Through their trailblazing experimentation with (and proselytizing of) hallucinogenic drugs, this "Harvard Psychedelic Club" influenced everything from the music, films, and literature of the Western canon; to the rise of the Silicon Valley technology sector; to what we eat, how we exercise, and how we make love; and to our very psychological perceptions of ourselves.
In his new narrative nonfiction work, excerpted here, journalist Don Lattin looks at how, after expanding their consciousnesses with psilocybin mushrooms and LSD, these four "career-driven, linear-thinking intellectuals" advised a generation to "turn on, tune in, and drop out."
Timothy Leary brought the bowl of mushrooms up to his nose and sniffed.
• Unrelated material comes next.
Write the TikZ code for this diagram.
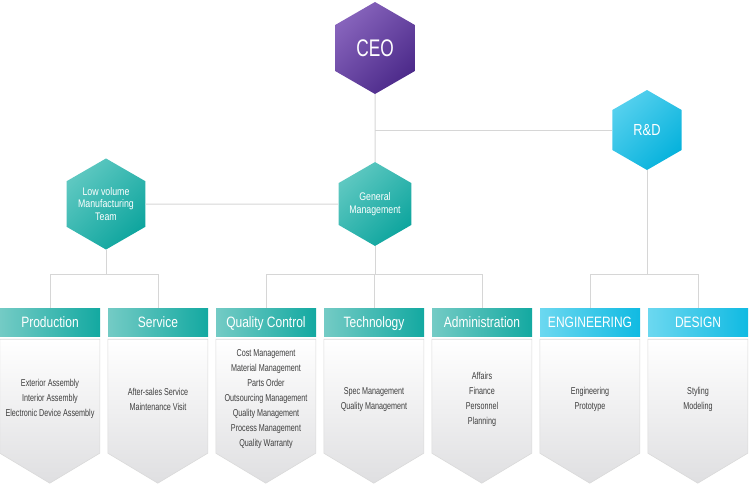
\documentclass[tikz,border=0pt]{standalone}
\usepackage{fontspec}
\newfontfamily\condfont{Liberation Sans}[FakeStretch=0.8]
\newfontfamily\narrowfont{Liberation Sans}[FakeStretch=0.72]
\usepackage{tikz}
\usetikzlibrary{shapes.geometric}
\definecolor{ceolight}{HTML}{8764BC}
\definecolor{ceodark}{HTML}{4C2A8A}
\definecolor{teallight}{HTML}{5EC8C1}
\definecolor{tealdark}{HTML}{0EA59E}
\definecolor{cyanlight}{HTML}{55D0EE}
\definecolor{cyandark}{HTML}{06B2DC}
\definecolor{headteallight}{HTML}{74CBC5}
\definecolor{headtealdark}{HTML}{13A9A1}
\definecolor{headcyanlight}{HTML}{6CD8F0}
\definecolor{headcyandark}{HTML}{10BAE2}
\definecolor{bodyline}{HTML}{DADADA}
\definecolor{bodyshade}{HTML}{DFDFE1}
\definecolor{itemgray}{HTML}{3E3E3E}
\definecolor{linkgray}{HTML}{D6D6D6}

\begin{document}
\begin{tikzpicture}[
        x=1pt, y=-1pt,
        hexa/.style={
            shape=regular polygon, regular polygon sides=6, regular polygon rotate=30,
            minimum size=78pt, inner sep=0pt, align=center, text=white,
            font=\condfont\fontsize{11}{12.5}\selectfont
        },
        ceohex/.style={hexa, minimum size=92pt, top color=ceolight, bottom color=ceodark,
            shading angle=45, font=\narrowfont\fontsize{24}{24}\selectfont},
        tealhex/.style={hexa, top color=teallight, bottom color=tealdark, shading angle=45},
        cyanhex/.style={hexa, minimum size=80pt, top color=cyanlight, bottom color=cyandark,
            shading angle=45, font=\condfont\fontsize{16}{16}\selectfont},
        head/.style={
            rectangle, minimum width=100pt, minimum height=28pt, inner sep=0pt,
            text=white, font=\condfont\fontsize{15}{15}\selectfont,
            text height=14pt, text depth=3pt
        },
        tealhead/.style={head, left color=headteallight, right color=headtealdark},
        cyanhead/.style={head, left color=headcyanlight, right color=headcyandark},
        body/.style={draw=bodyline, line width=0.6pt, top color=white, bottom color=bodyshade},
        items/.style={align=center, font=\narrowfont\fontsize{10}{15}\selectfont, text=itemgray},
        link/.style={draw=linkgray, line width=1pt}
    ]
    \useasboundingbox (0,0) rectangle (750,483);

    % === Hexagons ===
    \node[ceohex] (ceo) at (375,48) {CEO};
    \node[cyanhex] (rd) at (647,130) {R\&D};
    \node[tealhex] (lv) at (106,204) {Low volume\\Manufacturing\\Team};
    \node[tealhex] (gm) at (375,204) {General\\Management};

    % === Production ===
    \node[tealhead] (prod) at (50,322) {Production};
    \draw[body] ([yshift=-3pt]prod.south west) -- ++(100,0) -- ++(0,114) -- ++(-50,30) -- ++(-50,-30) -- cycle;
    \node[items] (prodtxt) at ([yshift=-63pt]prod.south) {Exterior Assembly\\Interior Assembly\\Electronic Device Assembly};

    % === Service ===
    \node[tealhead] (serv) at (158,322) {Service};
    \draw[body] ([yshift=-3pt]serv.south west) -- ++(100,0) -- ++(0,114) -- ++(-50,30) -- ++(-50,-30) -- cycle;
    \node[items] (servtxt) at ([yshift=-63pt]serv.south) {After-sales Service\\Maintenance Visit};

    % === Quality Control ===
    \node[tealhead] (qc) at (266,322) {Quality Control};
    \draw[body] ([yshift=-3pt]qc.south west) -- ++(100,0) -- ++(0,114) -- ++(-50,30) -- ++(-50,-30) -- cycle;
    \node[items] (qctxt) at ([yshift=-63pt]qc.south) {Cost Management\\Material Management\\Parts Order\\Outsourcing Management\\Quality Management\\Process Management\\Quality Warranty};

    % === Technology ===
    \node[tealhead] (tech) at (374,322) {Technology};
    \draw[body] ([yshift=-3pt]tech.south west) -- ++(100,0) -- ++(0,114) -- ++(-50,30) -- ++(-50,-30) -- cycle;
    \node[items] (techtxt) at ([yshift=-63pt]tech.south) {Spec Management\\Quality Management};

    % === Administration ===
    \node[tealhead] (adm) at (482,322) {Administration};
    \draw[body] ([yshift=-3pt]adm.south west) -- ++(100,0) -- ++(0,114) -- ++(-50,30) -- ++(-50,-30) -- cycle;
    \node[items] (admtxt) at ([yshift=-63pt]adm.south) {Affairs\\Finance\\Personnel\\Planning};

    % === ENGINEERING ===
    \node[cyanhead] (eng) at (590,322) {ENGINEERING};
    \draw[body] ([yshift=-3pt]eng.south west) -- ++(100,0) -- ++(0,114) -- ++(-50,30) -- ++(-50,-30) -- cycle;
    \node[items] (engtxt) at ([yshift=-63pt]eng.south) {Engineering\\Prototype};

    % === DESIGN ===
    \node[cyanhead] (des) at (698,322) {DESIGN};
    \draw[body] ([yshift=-3pt]des.south west) -- ++(100,0) -- ++(0,114) -- ++(-50,30) -- ++(-50,-30) -- cycle;
    \node[items] (destxt) at ([yshift=-63pt]des.south) {Styling\\Modeling};

    % === Links ===
    \draw[link] (ceo.south) -- (gm.north);
    \draw[link] (rd.west) -- (rd.west -| ceo.south);
    \draw[link] (gm.west) -- (lv.east);
    \draw[link] (prod.north) -- ++(0,-33) coordinate (produp) -| (serv.north);
    \draw[link] (lv.south) -- (lv.south |- produp);
    \draw[link] (qc.north) -- ++(0,-33) coordinate (qcup) -| (adm.north);
    \draw[link] (gm.south) -- (gm.south |- qcup);
    \draw[link] (tech.north) -- (tech.north |- qcup);
    \draw[link] (eng.north) -- ++(0,-33) coordinate (engup) -| (des.north);
    \draw[link] (rd.south) -- (rd.south |- engup);

\end{tikzpicture}
\end{document}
The smell reminded him of musty New England basements, or perhaps a downed tree rotting in a damp forest. It was now or never. He slowly placed one of the black moldy things in his mouth and followed up fast with a cold chaser of Mexican beer. The mushrooms tasted worse than they smelled — bitter and stringy. Before he had time to change his mind, he stuffed the rest of them into his mouth, washing the mess down with that more familiar, and refreshing, alcoholic intoxicant.
It was supposed to just be a regular summer vacation, some time to relax before starting the new academic year. Leary and his son, Jack, now 10 years old, scouted out the city of Cuernavaca and found a villa for rent — a rambling white stucco house with scarlet trim, next to a golf course on the road to Acapulco. Cuernavaca, whose name comes from an Aztec word for "place near trees," has been known in more recent times as the "city of eternal spring." Its temperate year-round climate made the place a popular getaway spot for many famous Americans, including Hollywood heiress Barbara Hutton, Chicago crime boss Sam Giancana, and the German-born humanistic psychologist Eric Fromm, who studied Mexican social customs in a village just down the road from the Leary villa. Professor David McClelland, the man who offered Leary his new post at Harvard, was on retreat and working on a book in nearby Tepozlan, about 10 miles away. But the scholar who would have the most impact on Leary's summer vacation — and the rest of his life — was a University of Mexico linguist and anthropologist named Lothar Knauth, who was in the area translating ancient Aztec texts written in Nahuatl.